California Assembly to raise smoking age
SAN DIEGO (KUSI) – 10:40 a.m. – California Senators approved legislation that would raise the smoking age from 18 to 21 Thursday. The bills must still face approval by Gov. Jerry Brown. If passed, the legislation would also regulate the use of e-cigarettes.
Friday 4:30 p.m. – California wants to raise the smoking age to 21 and treat e-cigarettes as tobacco products.
The bill cleared the assembly and is expected to pass in the Senate.
This would be a major victory for public health advocates if the governor signs it.
In November, voters will also get the change to hike the tobacco tax by $2.
While this sets up another battle between freedom of choice versus society’s health, the legislation has a lot of discretion when it does something related to the health of the people.
Health issues are generally presumptively valid according to Constitutional Law Professor Glenn Smith of Cal Western Law School.
"The question becomes what are the legal rules that restrict the state legislature which has a lot of broad power to deal with the health and safety of our citizens," Smith said.
The law does exempt the Military and that could give rise to an equal protection issue, but probably not in this case.
"As long as the legislature had a rational basis for making those distinctions that that’s allowed," Smith said.

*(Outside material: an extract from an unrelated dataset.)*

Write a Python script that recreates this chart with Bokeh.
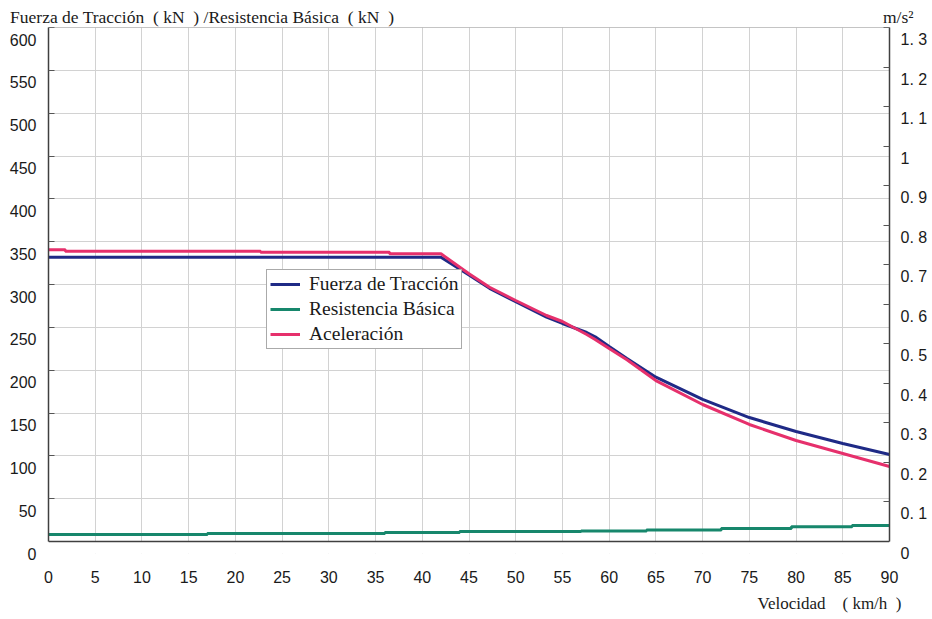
from bokeh.plotting import figure
from bokeh.models import (Range1d, LinearAxis, FixedTicker, Legend, LegendItem,
                          Span, BoxAnnotation, Title)
from bokeh.embed import file_html
from bokeh.resources import INLINE

# ---------------- data ----------------
speed_traction = [0, 42, 45, 47.2, 50, 53.3, 55, 57.6, 58.5, 60, 61.9, 65, 70, 75, 80, 85, 90]
traction_kN = [331.9, 331.9, 311, 295.5, 280, 262, 254.5, 244, 239, 227.7, 213.7, 191.8,
               165.8, 144.7, 128.4, 114.4, 101.6]

speed_resist = [0, 17, 17, 36, 36, 44, 44, 57, 57, 64, 64, 72, 72, 79.5, 79.5, 86, 86, 90]
resist_kN = [8.2, 8.2, 9.3, 9.3, 10.5, 10.5, 11.7, 11.7, 12.3, 12.3, 13.4, 13.4,
             15.2, 15.2, 17.2, 17.2, 18.7, 18.7]

speed_accel = [0, 1.8, 1.8, 22.7, 22.7, 36.5, 36.5, 42, 45, 47.2, 50, 53.3, 55, 57.6,
               58.5, 60, 61.9, 65, 70, 75, 80, 85, 90]
accel_ms2 = [0.7377, 0.7377, 0.7342, 0.7342, 0.7317, 0.7317, 0.7276, 0.7276, 0.677,
             0.643, 0.6095, 0.5716, 0.5564, 0.5235, 0.511, 0.488, 0.4595, 0.407,
             0.3465, 0.296, 0.2554, 0.2226, 0.1897]

x_ticks = [0, 5, 10, 15, 20, 25, 30, 35, 40, 45, 50, 55, 60, 65, 70, 75, 80, 85, 90]
left_ticks = [0, 50, 100, 150, 200, 250, 300, 350, 400, 450, 500, 550, 600]
right_ticks = [0, 0.1, 0.2, 0.3, 0.4, 0.5, 0.6, 0.7, 0.8, 0.9, 1.0, 1.1, 1.2, 1.3]
right_tick_labels = ["0", "0. 1", "0. 2", "0. 3", "0. 4", "0. 5", "0. 6", "0. 7",
                     "0. 8", "0. 9", "1", "1. 1", "1. 2", "1. 3"]

series_names = ["Fuerza de Tracción", "Resistencia Básica", "Aceleración"]
left_title = "Fuerza de Tracción\u00a0 ( kN\u00a0 ) /Resistencia Básica\u00a0 ( kN\u00a0 )"
right_title = "\u00a0\u00a0\u00a0\u00a0m/s²"
x_title = "Velocidad\u00a0\u00a0\u00a0 (\u00a0km/h\u00a0 )"

# ---------------- layout constants (pixels) ----------------
W, H = 930, 619
LEFT, TOP, RIGHT_B = 48, 27, 40          # frame left / top border, right border
PLOT_H = 514                              # height of the 0..600 area
SHIFT = 12                                # tick labels sit this far below their ticks
FRAME_H = PLOT_H + SHIFT
BOTTOM_B = H - TOP - FRAME_H

Y_MAX = 600
A_MAX = 1.3
y_lo = -Y_MAX * SHIFT / PLOT_H            # main range extends a little below 0
a_lo = -A_MAX * SHIFT / PLOT_H

BLUE = "#1f2a86"
GREEN = "#17876c"
PINK = "#e6306c"
SANS = "Liberation Sans"
SERIF = "Liberation Serif"
TXT = "#1a1a1a"
AXIS = "#404040"

# ---------------- figure ----------------
p = figure(width=W, height=H, output_backend="svg", toolbar_location=None,
           x_range=Range1d(0, 90), y_range=Range1d(y_lo, Y_MAX),
           min_border_left=LEFT, min_border_right=RIGHT_B, min_border_top=TOP,
           min_border_bottom=BOTTOM_B)
p.extra_y_ranges = {
    "acc": Range1d(a_lo, A_MAX),
    "left_lab": Range1d(0, Y_MAX - y_lo),
    "right_lab": Range1d(0, A_MAX - a_lo),
}
p.outline_line_color = None
p.background_fill_color = "white"
p.border_fill_color = "white"

# bottom axis: tick labels only
xa = p.xaxis[0]
xa.ticker = FixedTicker(ticks=x_ticks)
xa.major_label_text_font = SANS
xa.major_label_text_font_size = "16px"
xa.major_label_text_color = TXT
xa.major_label_standoff = 17
xa.major_tick_in = 0
xa.major_tick_out = 0
xa.minor_tick_line_color = None
xa.axis_line_color = None

# left axis: line + inward ticks (labels hidden)
ya = p.yaxis[0]
ya.ticker = FixedTicker(ticks=left_ticks)
ya.bounds = (0, Y_MAX)
ya.major_label_text_font_size = "1px"
ya.major_label_text_color = None
ya.major_label_standoff = 0
ya.major_tick_in = 6
ya.major_tick_out = 0
ya.major_tick_line_color = "#555555"
ya.minor_tick_line_color = None
ya.axis_line_color = AXIS
ya.axis_line_width = 1.5

# left tick labels (drawn a little below their ticks)
yl = LinearAxis(y_range_name="left_lab", ticker=FixedTicker(ticks=left_ticks))
yl.major_label_text_font = SANS
yl.major_label_text_font_size = "16px"
yl.major_label_text_color = TXT
yl.major_label_standoff = 12
yl.major_tick_in = 0
yl.major_tick_out = 0
yl.minor_tick_line_color = None
yl.axis_line_color = None
p.add_layout(yl, "left")

# right axis: line + inward ticks
ra = LinearAxis(y_range_name="acc", ticker=FixedTicker(ticks=right_ticks), bounds=(0, A_MAX))
ra.major_label_text_font_size = "1px"
ra.major_label_text_color = None
ra.major_label_standoff = 0
ra.major_tick_in = 6
ra.major_tick_out = 0
ra.major_tick_line_color = "#555555"
ra.minor_tick_line_color = None
ra.axis_line_color = AXIS
ra.axis_line_width = 1.5
p.add_layout(ra, "right")

# right tick labels
rl = LinearAxis(y_range_name="right_lab", ticker=FixedTicker(ticks=right_ticks))
rl.major_label_overrides = {t: s for t, s in zip(right_ticks, right_tick_labels)}
rl.major_label_text_font = SANS
rl.major_label_text_font_size = "16px"
rl.major_label_text_color = TXT
rl.major_label_standoff = 11
rl.major_tick_in = 0
rl.major_tick_out = 0
rl.minor_tick_line_color = None
rl.axis_line_color = None
p.add_layout(rl, "right")

# top: the two axis titles as labels of an axis placed above
top_ticks = [16.45, 90]
ta = LinearAxis(ticker=FixedTicker(ticks=top_ticks))
ta.major_label_overrides = {top_ticks[0]: left_title, top_ticks[1]: right_title}
ta.major_label_text_font = SERIF
ta.major_label_text_font_size = "17.5px"
ta.major_label_text_color = TXT
ta.major_label_standoff = 1
ta.major_tick_in = 0
ta.major_tick_out = 0
ta.minor_tick_line_color = None
ta.axis_line_color = None
p.add_layout(ta, "above")

# x-axis title at the lower right
p.add_layout(Title(text=x_title, align="right", offset=-12, standoff=13,
                   text_font=SERIF, text_font_size="17px", text_font_style="normal",
                   text_color=TXT), "below")

# grid
p.xgrid.grid_line_color = "#d2d2d2"
p.ygrid.grid_line_color = "#d2d2d2"
p.ygrid.ticker = FixedTicker(ticks=left_ticks)

# hide grid below the zero line, draw the frame's top and bottom lines
p.add_layout(BoxAnnotation(top=0, fill_color="white", fill_alpha=1, line_color=None))
p.add_layout(Span(location=0, dimension="width", line_color=AXIS, line_width=1.5))
p.add_layout(Span(location=Y_MAX, dimension="width", line_color="#8a8a8a", line_width=1))

# ---------------- lines ----------------
r1 = p.line(speed_traction, traction_kN, line_color=BLUE, line_width=3)
r2 = p.line(speed_resist, resist_kN, line_color=GREEN, line_width=3)
r3 = p.line(speed_accel, accel_ms2, line_color=PINK, line_width=3, y_range_name="acc")

legend = Legend(items=[LegendItem(label=series_names[0], renderers=[r1]),
                       LegendItem(label=series_names[1], renderers=[r2]),
                       LegendItem(label=series_names[2], renderers=[r3])],
                location=(218, 204), orientation="vertical",
                label_text_font=SERIF, label_text_font_size="19.5px",
                label_text_color=TXT,
                glyph_width=30, glyph_height=20, label_height=20,
                label_standoff=9, padding=3, spacing=3, margin=0,
                border_line_color="#555555", border_line_width=1,
                background_fill_color="white", background_fill_alpha=1)
p.add_layout(legend)

open("out.html", "w").write(file_html(p, INLINE))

We got mixed views on targeting the 18 to 21 group from a few young people outside city college.
"The government trying to prohibit any kind of action, it’s not surprising to me," Gabriel Roa, a San Diego resident.

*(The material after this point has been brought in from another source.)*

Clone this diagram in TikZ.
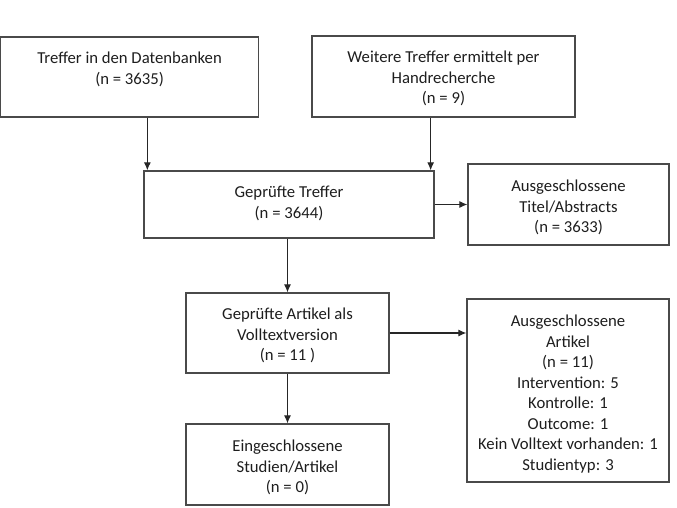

Assembly member Toni Atkins is one of the bill’s supporters.
"I think we feel good again to be leading the Charger," Atkins said.
The voters will decide the tobacco tax increase in November. The last increase, .87 cents in 1998, funded prevention programs and smoking among adults dropped 50 percent.
The initiative would increase the tax by $2 to generate $1.4 billion.
But will it work?
"If you put a restriction on something it makes it more desirable, you say you can’t do something, you want to do it that much more," Atkins said.
The smoking rate in California is the second lowest in the nation behind Utah and we are second behind Hawaii in raising the age to 21.
There’s a lot of money at stake here, raising concerns about both the health and the financial side.
"Whenever you have strong legitimate concerns and feelings it generally spills over into the initiative process and the courts," Smith said.
The last 17 attempts to raise the tobacco tax in California failed.